== Supplied material ==

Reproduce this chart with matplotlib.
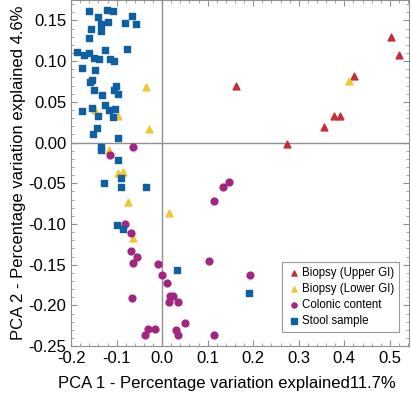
import numpy as np
import matplotlib
matplotlib.use("Agg")
import matplotlib.pyplot as plt

plt.rcParams['font.family'] = ['Liberation Sans', 'DejaVu Sans']

# Biopsy (Upper GI)
upper_x = [0.163, 0.274, 0.355, 0.377, 0.390, 0.421, 0.503, 0.521]
upper_y = [0.070, -0.002, 0.019, 0.032, 0.033, 0.082, 0.130, 0.107]

# Biopsy (Lower GI)
lower_x = [0.410, -0.036, -0.148, -0.097, -0.028, -0.116, -0.098, -0.087, -0.075, 0.016, -0.065]
lower_y = [0.075, 0.068, 0.040, 0.033, 0.017, -0.009, -0.037, -0.036, -0.073, -0.087, -0.117]

# Colonic content
colon_x = [-0.065, -0.114, -0.082, -0.068, -0.068, -0.056, -0.063, -0.009, 0.103, 0.000,
           0.010, -0.066, 0.017, 0.024, 0.014, 0.035, 0.146, 0.134, 0.114, 0.051,
           -0.031, -0.015, -0.037, 0.031, 0.035, 0.114, 0.193]
colon_y = [-0.005, -0.015, -0.100, -0.111, -0.133, -0.141, -0.148, -0.149, -0.146, -0.163,
           -0.172, -0.191, -0.189, -0.188, -0.196, -0.196, -0.048, -0.054, -0.072, -0.222,
           -0.229, -0.229, -0.236, -0.230, -0.236, -0.236, -0.162]

# Stool sample
stool_x = [-0.160, -0.121, -0.107, -0.140, -0.066, -0.134, -0.119, -0.082, -0.057, -0.157,
           -0.135, -0.161, -0.186, -0.171, -0.161, -0.149, -0.139, -0.125, -0.078, -0.114,
           -0.106, -0.177, -0.148, -0.155, -0.158, -0.101, -0.106, -0.150, -0.096, -0.132,
           -0.125, -0.177, -0.155, -0.117, -0.103, -0.141, -0.109, -0.143, -0.152, -0.096,
           -0.134, -0.135, -0.097, -0.090, -0.128, -0.091, -0.036, -0.099, -0.086, 0.032,
           0.190]
stool_y = [0.161, 0.163, 0.161, 0.154, 0.155, 0.146, 0.148, 0.147, 0.146, 0.139,
           0.137, 0.128, 0.111, 0.108, 0.110, 0.104, 0.102, 0.114, 0.115, 0.103,
           0.100, 0.091, 0.089, 0.077, 0.074, 0.070, 0.065, 0.064, 0.059, 0.058,
           0.046, 0.039, 0.042, 0.040, 0.041, 0.033, 0.031, 0.018, 0.011, 0.006,
           -0.006, -0.009, -0.022, -0.044, -0.050, -0.055, -0.055, -0.101, -0.106, -0.157,
           -0.185]

fig = plt.figure(figsize=(4.11, 3.97), dpi=100)
ax = fig.add_axes([0.173, 0.128, 0.822, 0.872])

ax.axhline(0, color="#909090", lw=1, zorder=1)
ax.axvline(0, color="#909090", lw=1, zorder=1)

ms = 24
ax.scatter(upper_x, upper_y, marker="^", s=ms, color="#c62b3b", label="Biopsy (Upper GI)", zorder=3)
ax.scatter(lower_x, lower_y, marker="^", s=ms, color="#f2c532", label="Biopsy (Lower GI)", zorder=3)
ax.scatter(colon_x, colon_y, marker="o", s=ms, color="#a2257f", label="Colonic content", zorder=3)
ax.scatter(stool_x, stool_y, marker="s", s=ms, color="#0f5fa3", label="Stool sample", zorder=3)

ax.set_xlim(-0.2, 0.542)
ax.set_ylim(-0.25, 0.175)
ax.set_xticks(np.arange(-0.2, 0.51, 0.1))
ax.set_xticklabels(["-0.2", "-0.1", "0.0", "0.1", "0.2", "0.3", "0.4", "0.5"])
ax.set_yticks(np.arange(-0.25, 0.16, 0.05))
ax.set_yticklabels(["-0.25", "-0.20", "-0.15", "-0.10", "-0.05", "0.00", "0.05", "0.10", "0.15"])
ax.minorticks_on()
ax.tick_params(which="both", direction="in", top=True, right=True, colors="#909090",
               labelcolor="black", labelsize=12)
ax.tick_params(which="major", length=4)
ax.tick_params(which="minor", length=2)
for sp in ax.spines.values():
    sp.set_color("#909090")

ax.set_xlabel("PCA 1 - Percentage variation explained11.7%", fontsize=12, labelpad=6)
ax.xaxis.set_label_coords(0.46, -0.085)
ax.set_ylabel("PCA 2 - Percentage variation explained 4.6%", fontsize=12, labelpad=2)

leg = ax.legend(loc="lower right", bbox_to_anchor=(0.972, 0.04), fontsize=8.3, frameon=True,
                fancybox=False, edgecolor="#808080", handletextpad=0.15, borderpad=0.45,
                labelspacing=0.35, markerscale=0.75, handlelength=1.1, borderaxespad=0)
leg.get_frame().set_linewidth(0.8)

fig.savefig("out.png", dpi=100)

== Your instructions ==
Write out the lines from the start of the material to the line with "-0.229, -0.229, -0.236, -0.230, -0.236, -0.236, -0.162]", inclusive and exactly. Skip the pictures.

== Result ==
Reproduce this chart with matplotlib.
import numpy as np
import matplotlib
matplotlib.use("Agg")
import matplotlib.pyplot as plt

plt.rcParams['font.family'] = ['Liberation Sans', 'DejaVu Sans']

# Biopsy (Upper GI)
upper_x = [0.163, 0.274, 0.355, 0.377, 0.390, 0.421, 0.503, 0.521]
upper_y = [0.070, -0.002, 0.019, 0.032, 0.033, 0.082, 0.130, 0.107]

# Biopsy (Lower GI)
lower_x = [0.410, -0.036, -0.148, -0.097, -0.028, -0.116, -0.098, -0.087, -0.075, 0.016, -0.065]
lower_y = [0.075, 0.068, 0.040, 0.033, 0.017, -0.009, -0.037, -0.036, -0.073, -0.087, -0.117]

# Colonic content
colon_x = [-0.065, -0.114, -0.082, -0.068, -0.068, -0.056, -0.063, -0.009, 0.103, 0.000,
           0.010, -0.066, 0.017, 0.024, 0.014, 0.035, 0.146, 0.134, 0.114, 0.051,
           -0.031, -0.015, -0.037, 0.031, 0.035, 0.114, 0.193]
colon_y = [-0.005, -0.015, -0.100, -0.111, -0.133, -0.141, -0.148, -0.149, -0.146, -0.163,
           -0.172, -0.191, -0.189, -0.188, -0.196, -0.196, -0.048, -0.054, -0.072, -0.222,
           -0.229, -0.229, -0.236, -0.230, -0.236, -0.236, -0.162]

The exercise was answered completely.